The doc is actually incomplete, it refers to implementation defined ABI entry points for the actual unwinding. The actual unwind tables and compensation opcodes are, IIRC, part of the DWARF standard, but last time I looked at it that standard was also incomplete and left a lot unspecified. Many of the details (including bugs that have now become part of the ABI) are basically folklore.
IIRC Ian LAnce Taylor had a series of blog posts that did shed light on a lot of these details.
There's essentially three separate moving pieces here.
At the bottom layer you have the unwind API. This is actually generally defined by the platform-specific ABI, although the definition here on most Unixes is "we have a .eh_frame section that's basically the same as .debug_frame in DWARF." The API is provided by some platform library (libunwind), and it's language-agnostic.
Part of the generic unwind structure is that each stack frame has a personality function and a Language-Specific Data Area, and the unwind semantics will call the personality function to figure out whether to drop off into the stack frame, and where in the function to drop off, or continue unwinding the stack.
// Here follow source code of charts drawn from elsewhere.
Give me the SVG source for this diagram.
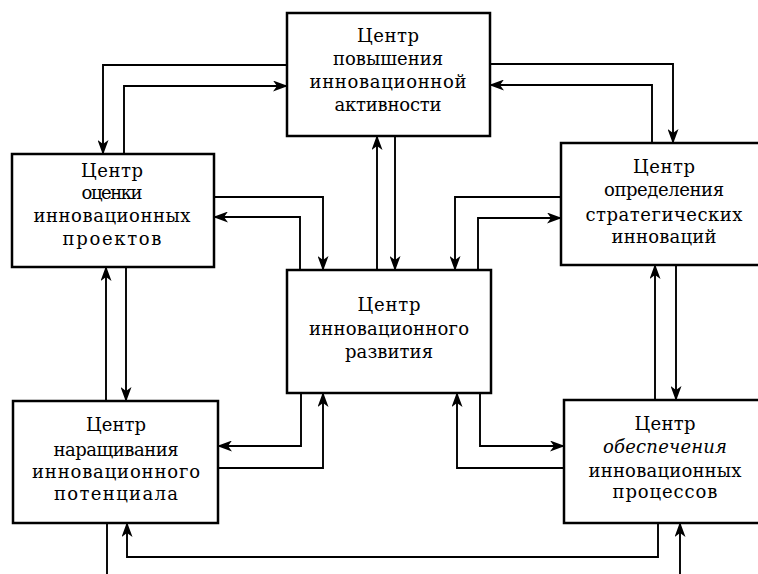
<svg xmlns="http://www.w3.org/2000/svg" width="758" height="574" viewBox="0 0 758 574">
<style>
.box{fill:#fff;stroke:#000;stroke-width:2.5}
.t{font-size:18px;fill:#000;text-anchor:middle}
.c path{fill:none;stroke:#000;stroke-width:1.9}
.c path.a{marker-end:url(#ah)}
</style>
<defs>
<marker id="ah" viewBox="0 0 15 11" refX="14" refY="5.5" markerWidth="15" markerHeight="11" orient="auto" markerUnits="userSpaceOnUse">
<path d="M0,0 L15,5.5 L0,11 L4,5.5 z" fill="#000"/>
</marker>
</defs>
<rect width="758" height="574" fill="#fff"/>
<g class="c" id="connectors">
<path class="a" d="M287,65 H103 V154"/>
<path class="a" d="M124,154 V86 H287"/>
<path class="a" d="M490,64 H673 V143"/>
<path class="a" d="M652,143 V85 H490"/>
<path class="a" d="M214,197 H323 V270"/>
<path class="a" d="M300,270 V217 H214"/>
<path class="a" d="M395,136 V270"/>
<path class="a" d="M377,270 V136"/>
<path class="a" d="M561,197 H455 V270"/>
<path class="a" d="M478,270 V218 H561"/>
<path class="a" d="M126,267 V401"/>
<path class="a" d="M106,401 V267"/>
<path class="a" d="M301,393 V446 H218"/>
<path class="a" d="M218,468 H323 V393"/>
<path class="a" d="M480,393 V446 H564"/>
<path class="a" d="M564,468 H457 V393"/>
<path class="a" d="M655,400 V265"/>
<path class="a" d="M676,265 V400"/>
<path class="a" d="M658,523 V557 H127 V523"/>
<path d="M107,523 V574"/>
<path class="a" d="M680,574 V523"/>
</g>
<g font-family="'DejaVu Serif', 'Liberation Serif', serif">
<g id="n-top">
<rect class="box" x="287" y="13" width="203" height="123"/>
<text class="t"><tspan x="388" y="42" textLength="62" lengthAdjust="spacing">Центр</tspan><tspan x="388" y="65" textLength="110" lengthAdjust="spacing">повышения</tspan><tspan x="388" y="88" textLength="157" lengthAdjust="spacing">инновационной</tspan><tspan x="388" y="111" textLength="107" lengthAdjust="spacing">активности</tspan></text>
</g>
<g id="n-left">
<rect class="box" x="12" y="154" width="202" height="113"/>
<text class="t"><tspan x="112" y="177" textLength="62" lengthAdjust="spacing">Центр</tspan><tspan x="112" y="199" textLength="61" lengthAdjust="spacing">оценки</tspan><tspan x="112" y="222" textLength="157" lengthAdjust="spacing">инновационных</tspan><tspan x="112" y="245" textLength="99" lengthAdjust="spacing">проектов</tspan></text>
</g>
<g id="n-right">
<rect class="box" x="561" y="143" width="210" height="122"/>
<text class="t"><tspan x="664" y="173" textLength="62" lengthAdjust="spacing">Центр</tspan><tspan x="664" y="196" textLength="120" lengthAdjust="spacing">определения</tspan><tspan x="664" y="221" textLength="157" lengthAdjust="spacing">стратегических</tspan><tspan x="664" y="243" textLength="105" lengthAdjust="spacing">инноваций</tspan></text>
</g>
<g id="n-center">
<rect class="box" x="287" y="270" width="204" height="123"/>
<text class="t"><tspan x="389" y="311" textLength="63" lengthAdjust="spacing">Центр</tspan><tspan x="389" y="335" textLength="160" lengthAdjust="spacing">инновационного</tspan><tspan x="389" y="358" textLength="88" lengthAdjust="spacing">развития</tspan></text>
</g>
<g id="n-bottom-left">
<rect class="box" x="13" y="401" width="205" height="122"/>
<text class="t"><tspan x="116" y="431" textLength="60" lengthAdjust="spacing">Центр</tspan><tspan x="116" y="456" textLength="125" lengthAdjust="spacing">наращивания</tspan><tspan x="116" y="478" textLength="168" lengthAdjust="spacing">инновационного</tspan><tspan x="116" y="500" textLength="124" lengthAdjust="spacing">потенциала</tspan></text>
</g>
<g id="n-bottom-right">
<rect class="box" x="564" y="400" width="207" height="123"/>
<text class="t"><tspan x="665" y="430" textLength="61" lengthAdjust="spacing">Центр</tspan><tspan x="665" y="453" textLength="124" lengthAdjust="spacing" font-style="italic">обеспечения</tspan><tspan x="665" y="477" textLength="153" lengthAdjust="spacing">инновационных</tspan><tspan x="665" y="498" textLength="105" lengthAdjust="spacing">процессов</tspan></text>
</g>
</g>
</svg>
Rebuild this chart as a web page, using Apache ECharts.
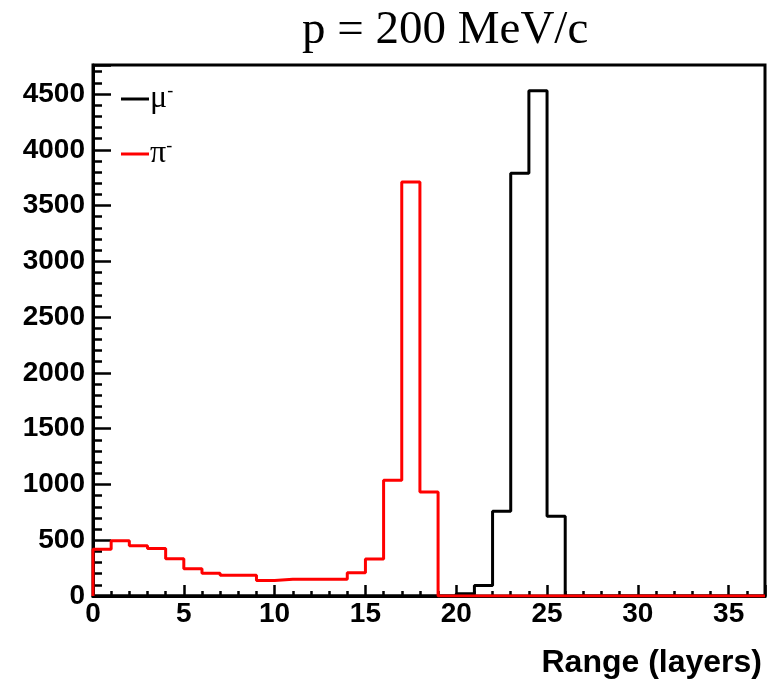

The personality function itself uses the LSDA to figure out what to do. The personality function lives in the language standard library (e.g., libstdc++), and the LSDA format is of course entirely undocumented (i.e., read Ian Lance Taylor's blog posts as the best documentation that exists).
The final level of the ABI is how you actually represent the exceptions themselves. This is provided by the Itanium ABI and describes the names of the functions needed to effect exception handling (e.g., __cxa_begin_catch), the structure layouts involved, and even some nominal data on how to handle foreign exceptions which don't really exist.
And that's not entirely true for all systems. ARM notably uses a different ABI exception handling, which is rather close to the standard Itanium exception handling except the details are different. Some operating systems choose to forgo unwinding-based exceptions in lieu of setjmp/longjmp as the standard ABI, which of course requires different versions of everything. And Windows has an entirely different form of exception handling which isn't centered around unwinding but actually calling exception handlers as new functions on the stack, requiring frame links to the original-would-be-unwound-to function.
IIRC Ian LAnce Taylor had a series of blog posts that did shed light on a lot of these details.